Solved – Split clustered data into calibration and validation sample (Cross validation)

cross-validationmachine learning

I have a dataset with >800 cases ($n$) from >30 ($k$) different organisations (clustered data). The number of cases within each organisation differ (unbalanced data; e.g.: organisation 1 = 30 cases, organisation 2 = 13 cases …).

I want to randomly split the dataset into a calibration (training) and a validation (test) sample in order to cross-validate a structural equation model.

However, I am unsure how I should actually do the split. In my opinion, there are two valid options:

  1. Randomly splitting the dataset neglecting the clustering into different organisations (randomly choosing participants from different organisations).
  2. Randomly splitting the dataset based on the clustering (i.e., randomly choosing $k_a = k/2$ organisations for the calibration sample and $k_b = k – k_a$ organisations for the validation sample).

Option 1 has the advantage that I get two samples that have identical sample sizes ($n_a = n_b$).
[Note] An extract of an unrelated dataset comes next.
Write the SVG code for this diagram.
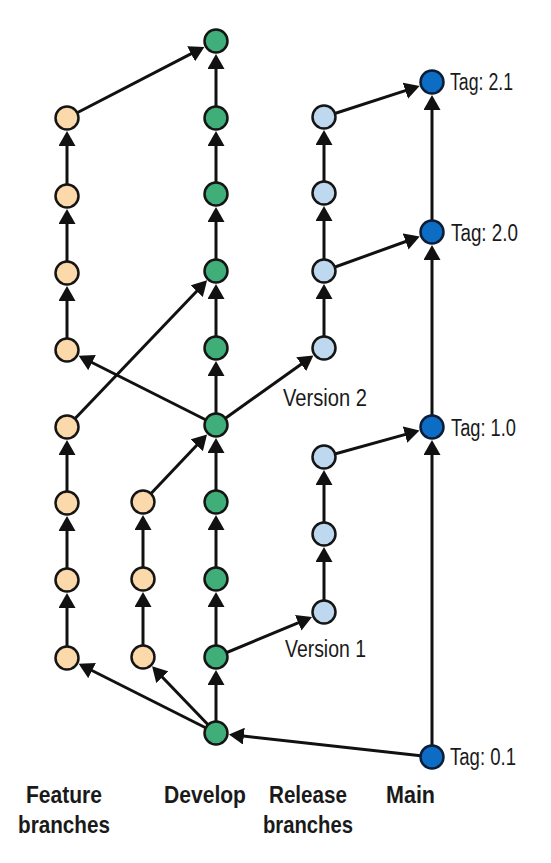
<svg xmlns="http://www.w3.org/2000/svg" width="551" height="863" viewBox="0 0 551 863">
<defs>
<marker id="ah" viewBox="0 0 15 17" refX="9" refY="8.5" markerWidth="15" markerHeight="17" markerUnits="userSpaceOnUse" orient="auto">
<path d="M0,0 L15,8.5 L0,17 z" fill="#111"/>
</marker>
</defs>
<style>
.e{stroke:#111;stroke-width:3;fill:none;marker-end:url(#ah)}
.n{stroke:#151515;stroke-width:2.5}
.f{fill:#fcd9aa}
.d{fill:#3fae78}
.r{fill:#bdd8ef}
.m{fill:#0d6cc4;stroke:#0b1e36}
.t{font-family:"Liberation Sans",Arial,sans-serif;font-size:23px;fill:#1a1a1a}
.h{font-family:"Liberation Sans",Arial,sans-serif;font-size:24px;font-weight:bold;fill:#1a1a1a;text-anchor:middle}
</style>
<rect width="551" height="863" fill="#fff"/>
<g id="connectors">
<path class="e" d="M216,733 L216,676"/>
<path class="e" d="M216,657 L216,598"/>
<path class="e" d="M216,579 L216,521"/>
<path class="e" d="M216,502 L216,444"/>
<path class="e" d="M216,425 L216,367"/>
<path class="e" d="M216,348 L216,290"/>
<path class="e" d="M216,271 L216,213"/>
<path class="e" d="M216,194 L216,137"/>
<path class="e" d="M216,118 L216,60"/>
<path class="e" d="M67,658 L67,599"/>
<path class="e" d="M67,580 L67,522"/>
<path class="e" d="M67,503 L67,446"/>
<path class="e" d="M67,350 L67,292"/>
<path class="e" d="M67,273 L67,215"/>
<path class="e" d="M67,196 L67,137"/>
<path class="e" d="M143,657 L143,598"/>
<path class="e" d="M143,579 L143,521"/>
<path class="e" d="M324,612 L324,553"/>
<path class="e" d="M324,534 L324,476"/>
<path class="e" d="M324,348 L324,290"/>
<path class="e" d="M324,271 L324,212"/>
<path class="e" d="M324,193 L324,136"/>
<path class="e" d="M432,757 L432,446"/>
<path class="e" d="M432,427 L432,251"/>
<path class="e" d="M432,232 L432,101"/>
<path class="e" d="M432,757 L234.9,735.1"/>
<path class="e" d="M216,733 L84,666.5"/>
<path class="e" d="M216,733 L156.2,670.7"/>
<path class="e" d="M216,657 L306.5,619.3"/>
<path class="e" d="M324,457 L413.7,432.1"/>
<path class="e" d="M143,502 L202.9,438.8"/>
<path class="e" d="M67,427 L202.9,284.7"/>
<path class="e" d="M216,425 L84,358.5"/>
<path class="e" d="M216,425 L308.5,359"/>
<path class="e" d="M324,271 L414.1,238.5"/>
<path class="e" d="M324,117 L413.9,87.9"/>
<path class="e" d="M67,118 L199.1,49.7"/>
</g>
<g id="feature-branches">
<circle class="n f" cx="67" cy="118" r="11.5"/>
<circle class="n f" cx="67" cy="196" r="11.5"/>
<circle class="n f" cx="67" cy="273" r="11.5"/>
<circle class="n f" cx="67" cy="350" r="11.5"/>
<circle class="n f" cx="67" cy="427" r="11.5"/>
<circle class="n f" cx="67" cy="503" r="11.5"/>
<circle class="n f" cx="67" cy="580" r="11.5"/>
<circle class="n f" cx="67" cy="658" r="11.5"/>
<circle class="n f" cx="143" cy="502" r="11.5"/>
<circle class="n f" cx="143" cy="579" r="11.5"/>
<circle class="n f" cx="143" cy="657" r="11.5"/>
</g>
<g id="develop">
<circle class="n d" cx="216" cy="41" r="11.5"/>
<circle class="n d" cx="216" cy="118" r="11.5"/>
<circle class="n d" cx="216" cy="194" r="11.5"/>
<circle class="n d" cx="216" cy="271" r="11.5"/>
<circle class="n d" cx="216" cy="348" r="11.5"/>
<circle class="n d" cx="216" cy="425" r="11.5"/>
<circle class="n d" cx="216" cy="502" r="11.5"/>
<circle class="n d" cx="216" cy="579" r="11.5"/>
<circle class="n d" cx="216" cy="657" r="11.5"/>
<circle class="n d" cx="216" cy="733" r="11.5"/>
</g>
<g id="release-branches">
<circle class="n r" cx="324" cy="117" r="11.5"/>
<circle class="n r" cx="324" cy="193" r="11.5"/>
<circle class="n r" cx="324" cy="271" r="11.5"/>
<circle class="n r" cx="324" cy="348" r="11.5"/>
<circle class="n r" cx="324" cy="457" r="11.5"/>
<circle class="n r" cx="324" cy="534" r="11.5"/>
<circle class="n r" cx="324" cy="612" r="11.5"/>
<text class="t" x="283" y="406" textLength="84" lengthAdjust="spacingAndGlyphs">Version 2</text>
<text class="t" x="285" y="657" textLength="81" lengthAdjust="spacingAndGlyphs">Version 1</text>
</g>
<g id="main">
<circle class="n m" cx="432" cy="82" r="11.5"/>
<circle class="n m" cx="432" cy="232" r="11.5"/>
<circle class="n m" cx="432" cy="427" r="11.5"/>
<circle class="n m" cx="432" cy="757" r="11.5"/>
<text class="t" x="450" y="90" textLength="63" lengthAdjust="spacingAndGlyphs">Tag: 2.1</text>
<text class="t" x="451" y="241" textLength="67" lengthAdjust="spacingAndGlyphs">Tag: 2.0</text>
<text class="t" x="451" y="436" textLength="65" lengthAdjust="spacingAndGlyphs">Tag: 1.0</text>
<text class="t" x="450" y="765" textLength="66" lengthAdjust="spacingAndGlyphs">Tag: 0.1</text>
</g>
<g id="labels">
<text class="h" x="64" y="803" textLength="76" lengthAdjust="spacingAndGlyphs">Feature</text>
<text class="h" x="64" y="833" textLength="92" lengthAdjust="spacingAndGlyphs">branches</text>
<text class="h" x="205" y="803" textLength="82" lengthAdjust="spacingAndGlyphs">Develop</text>
<text class="h" x="308" y="803" textLength="78" lengthAdjust="spacingAndGlyphs">Release</text>
<text class="h" x="308" y="833" textLength="90" lengthAdjust="spacingAndGlyphs">branches</text>
<text class="h" x="410.5" y="803" textLength="49" lengthAdjust="spacingAndGlyphs">Main</text>
</g>
</svg>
Option 2, on the other hand, has the advantage to take the clustered data structure into account but produces samples with different sample sizes ($n_a \neq n_b$).

Is there a preferred way to split datasets in cases of clustered data structures?
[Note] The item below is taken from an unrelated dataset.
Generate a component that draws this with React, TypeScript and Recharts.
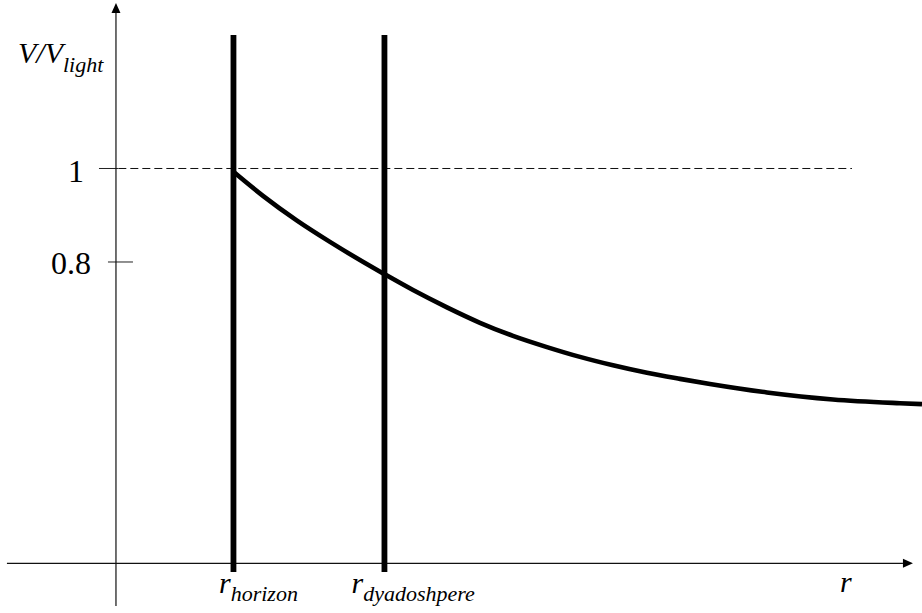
import React from 'react';
import { ComposedChart, Line, XAxis, YAxis, ReferenceLine } from 'recharts';

// Curve: normalized speed V/V_light vs radius r (r_horizon = 1)
const radius = [1.0, 1.254, 1.538, 1.821, 2.105, 2.285, 2.528, 2.817, 3.098, 3.379, 3.668, 3.949, 4.23, 4.519, 4.8, 5.055, 5.54, 6.102, 6.672, 6.86];
const speed = [0.993, 0.941, 0.889, 0.843, 0.8, 0.774, 0.74, 0.703, 0.67, 0.642, 0.618, 0.597, 0.579, 0.563, 0.55, 0.539, 0.521, 0.506, 0.498, 0.496];

// Special radii and their subscripts
const markRadii = [1, 2.285];
const markNames = ['horizon', 'dyadoshpere'];

// Y ticks
const yTickValues = [1, 0.8];
const yTickLabels = ['1', '0.8'];

// Axis extents (data units)
const X_DOMAIN: [number, number] = [-0.987, 6.86];
const Y_DOMAIN: [number, number] = [0.0492, 1.3604];
const AXIS_Y = 0.1555;
const X_AXIS_START = -0.928;
const X_AXIS_END = 6.783;
const Y_AXIS_BOTTOM = 0.064;
const Y_AXIS_TOP = 1.354;
const MARK_TOP = 1.2856;
const MARK_BOTTOM = 0.137;
const DASH_START = 0.02;
const DASH_END = 6.264;

const data = radius.map((r, i) => ({ r, v: speed[i] }));

const FONT = '"Liberation Serif", "Times New Roman", Tinos, serif';

const labelOffsets = [-14.5, -33];
const tickLabelDx = [-40, -45];
const tickLabelDy = [13.5, 12];
const tickSpan: [number, number][] = [[-17, 2], [-8, 17]];

const textStyle = (size: number, italic: boolean) => ({
  fontFamily: FONT,
  fontSize: size,
  fontStyle: italic ? 'italic' : 'normal',
});

const ArrowAxis = (p: any, kind: 'x' | 'y') => {
  const { x1, y1, x2, y2 } = p;
  const dx = x2 - x1;
  const dy = y2 - y1;
  const len = Math.sqrt(dx * dx + dy * dy) || 1;
  const ux = dx / len;
  const uy = dy / len;
  const L = 10;
  const W = 4.5;
  const bx = x2 - ux * L;
  const by = y2 - uy * L;
  const pts = `${x2},${y2} ${bx - uy * W},${by + ux * W} ${bx + uy * W},${by - ux * W}`;
  return (
    <g>
      <line x1={x1} y1={y1} x2={bx} y2={by} stroke="#111" strokeWidth={1.2} />
      <polygon points={pts} fill="#000" />
      {kind === 'y' ? (
        <text x={x1 - 98} y={y2 + 60} style={textStyle(30, true)} fill="#000">
          V/V
          <tspan style={{ fontSize: 22 }} dy={9}>light</tspan>
        </text>
      ) : (
        <text x={x2 - 73} y={y1 + 29} style={textStyle(30, true)} fill="#000">
          r
        </text>
      )}
    </g>
  );
};

const MarkLine = (p: any, i: number) => {
  const { x1, y1, x2, y2 } = p;
  const bottom = Math.max(y1, y2);
  return (
    <g>
      <line x1={x1} y1={y1} x2={x2} y2={y2} stroke="#000" strokeWidth={5.8} />
      <text x={x1 + labelOffsets[i]} y={bottom + 21} style={textStyle(30, true)} fill="#000">
        r
        <tspan style={{ fontSize: 22 }} dy={8}>{markNames[i]}</tspan>
      </text>
    </g>
  );
};

const TickMark = (p: any, i: number) => {
  const { x1, y1 } = p;
  return (
    <g>
      <line x1={x1 + tickSpan[i][0]} y1={y1} x2={x1 + tickSpan[i][1]} y2={y1} stroke="#222" strokeWidth={1} />
      <text x={x1 + tickLabelDx[i]} y={y1 + tickLabelDy[i]} textAnchor="middle" style={textStyle(32, false)} fill="#000">
        {yTickLabels[i]}
      </text>
    </g>
  );
};

export default function App() {
  return (
    <div style={{ position: 'absolute', left: 0, top: 0, background: '#fff' }}>
      <ComposedChart width={922} height={613} data={data} margin={{ top: 0, right: 0, bottom: 0, left: 0 }}>
        <XAxis type="number" dataKey="r" domain={X_DOMAIN} allowDataOverflow hide />
        <YAxis type="number" domain={Y_DOMAIN} allowDataOverflow hide />
        <ReferenceLine
          segment={[{ x: DASH_START, y: 1 }, { x: DASH_END, y: 1 }]}
          stroke="#111"
          strokeWidth={1}
          strokeDasharray="8 4"
          ifOverflow="visible"
        />
        {yTickValues.map((v, i) => (
          <ReferenceLine
            key={'t' + i}
            segment={[{ x: 0, y: v }, { x: 0.001, y: v }]}
            ifOverflow="visible"
            shape={(p: any) => TickMark(p, i)}
          />
        ))}
        <ReferenceLine
          segment={[{ x: X_AXIS_START, y: AXIS_Y }, { x: X_AXIS_END, y: AXIS_Y }]}
          ifOverflow="visible"
          shape={(p: any) => ArrowAxis(p, 'x')}
        />
        <ReferenceLine
          segment={[{ x: 0, y: Y_AXIS_BOTTOM }, { x: 0, y: Y_AXIS_TOP }]}
          ifOverflow="visible"
          shape={(p: any) => ArrowAxis(p, 'y')}
        />
        <Line
          type="monotone"
          dataKey="v"
          stroke="#000"
          strokeWidth={4.6}
          dot={false}
          activeDot={false}
          isAnimationActive={false}
        />
        {markRadii.map((r, i) => (
          <ReferenceLine
            key={'m' + i}
            segment={[{ x: r, y: MARK_TOP }, { x: r, y: MARK_BOTTOM }]}
            ifOverflow="visible"
            shape={(p: any) => MarkLine(p, i)}
          />
        ))}
      </ComposedChart>
    </div>
  );
}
Ps.: I calculated intraclass correlation coefficients (ICC1, in R with multilevel::mult.icc) for all dependent variables. The ICC is below .1 for all variables. It can therefore be assumed that only small amounts of variance are explained due to organisational membership.

PPs.: I added machine-learning as tag since cross validation is often done in this field.

Edit:

I reconsidered the whole problem and came up with another option:

  1. Randomly choosing ~50% of individuals out of each of the $k$ different organisations. This approach would allow to keep the original cluster structure in both subsamples and $n_a = n_b$.
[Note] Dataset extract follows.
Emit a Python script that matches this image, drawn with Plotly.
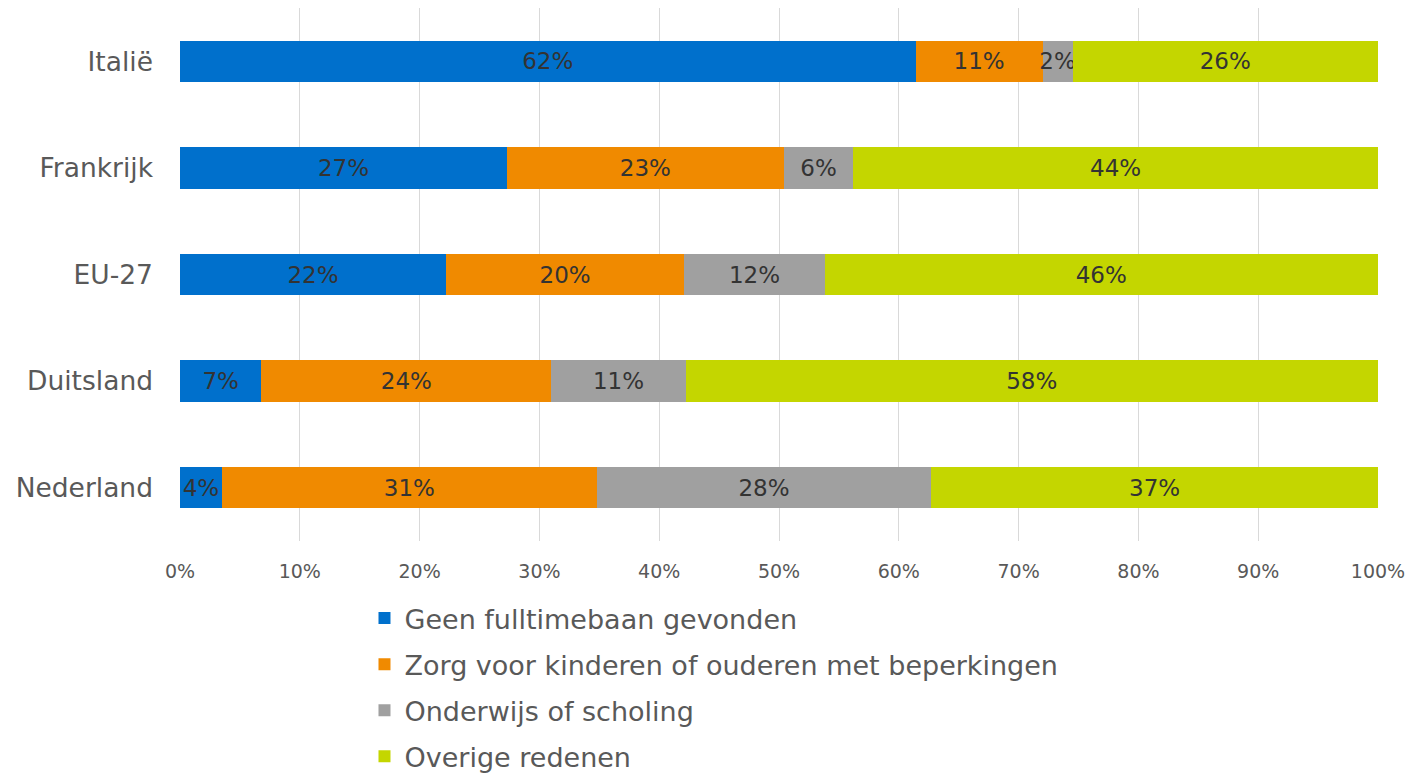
import plotly.graph_objects as go

countries = ["Italië", "Frankrijk", "EU-27", "Duitsland", "Nederland"]
series_names = [
    "Geen fulltimebaan gevonden",
    "Zorg voor kinderen of ouderen met beperkingen",
    "Onderwijs of scholing",
    "Overige redenen",
]
geen_fulltime = [61.4, 27.3, 22.2, 6.8, 3.5]
zorg = [10.6, 23.1, 19.9, 24.2, 31.3]
onderwijs = [2.5, 5.8, 11.7, 11.2, 27.9]
overige = [25.5, 43.8, 46.2, 57.8, 37.3]

geen_labels = ["62%", "27%", "22%", "7%", "4%"]
zorg_labels = ["11%", "23%", "20%", "24%", "31%"]
onderwijs_labels = ["2%", "6%", "12%", "11%", "28%"]
overige_labels = ["26%", "44%", "46%", "58%", "37%"]

tick_vals = [0, 10, 20, 30, 40, 50, 60, 70, 80, 90, 100]
tick_text = ["0%", "10%", "20%", "30%", "40%", "50%", "60%", "70%", "80%", "90%", "100%"]

colors = ["#0070CC", "#F08A00", "#A0A0A0", "#C4D600"]
values = [geen_fulltime, zorg, onderwijs, overige]
labels = [geen_labels, zorg_labels, onderwijs_labels, overige_labels]

FONT = "DejaVu Sans"
fig = go.Figure()
for i, (name, vals, labs, col) in enumerate(zip(series_names, values, labels, colors)):
    fig.add_trace(go.Bar(
        y=countries, x=vals, name=name, orientation="h",
        legendgroup=f"g{i}",
        marker=dict(color=col, line=dict(width=0)),
        text=labs, textposition="inside", insidetextanchor="middle",
        textangle=0, constraintext="none",
        textfont=dict(family=FONT, size=23, color="#333333"),
        hoverinfo="x+y+name",
    ))

fig.update_layout(
    barmode="stack",
    bargap=0.61,
    width=1414, height=773,
    margin=dict(l=172, r=44, t=0, b=239),
    plot_bgcolor="white", paper_bgcolor="white",
    font=dict(family=FONT, color="#595959"),
    xaxis=dict(
        range=[0, 100], tickvals=tick_vals, ticktext=tick_text,
        showgrid=True, gridcolor="#D9D9D9", gridwidth=1, zeroline=False,
        showline=False, tickfont=dict(size=19, color="#595959"),
        ticks="", ticklabelstandoff=17, automargin=False,
    ),
    yaxis=dict(
        autorange="reversed", showgrid=False, showline=False, ticks="",
        tickfont=dict(size=26.5, color="#595959"), ticklabelstandoff=26,
        automargin=False,
    ),
    legend=dict(
        orientation="v", x=0.154, xanchor="left", y=-0.099, yanchor="top",
        font=dict(size=27, color="#595959", family=FONT), tracegroupgap=8,
        itemwidth=30, traceorder="grouped",
    ),
    showlegend=True,
)
fig.write_html("out.html")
However, I am still quite unsure how to tackle the subsetting since I do not have a rational that guides me. I didn't not find literature yet that considers such issues.

Best Answer

Your sample size of 800 is too low by an order of magnitude for data splitting to be a reliable validation method. You will get much different results each time you split. I suggest using the optimism bootstrap, repeating all possible modeling steps each of say 400 times.

In the R rms package validate and calibrate series of functions there are options for clustered/grouped bootstrapping.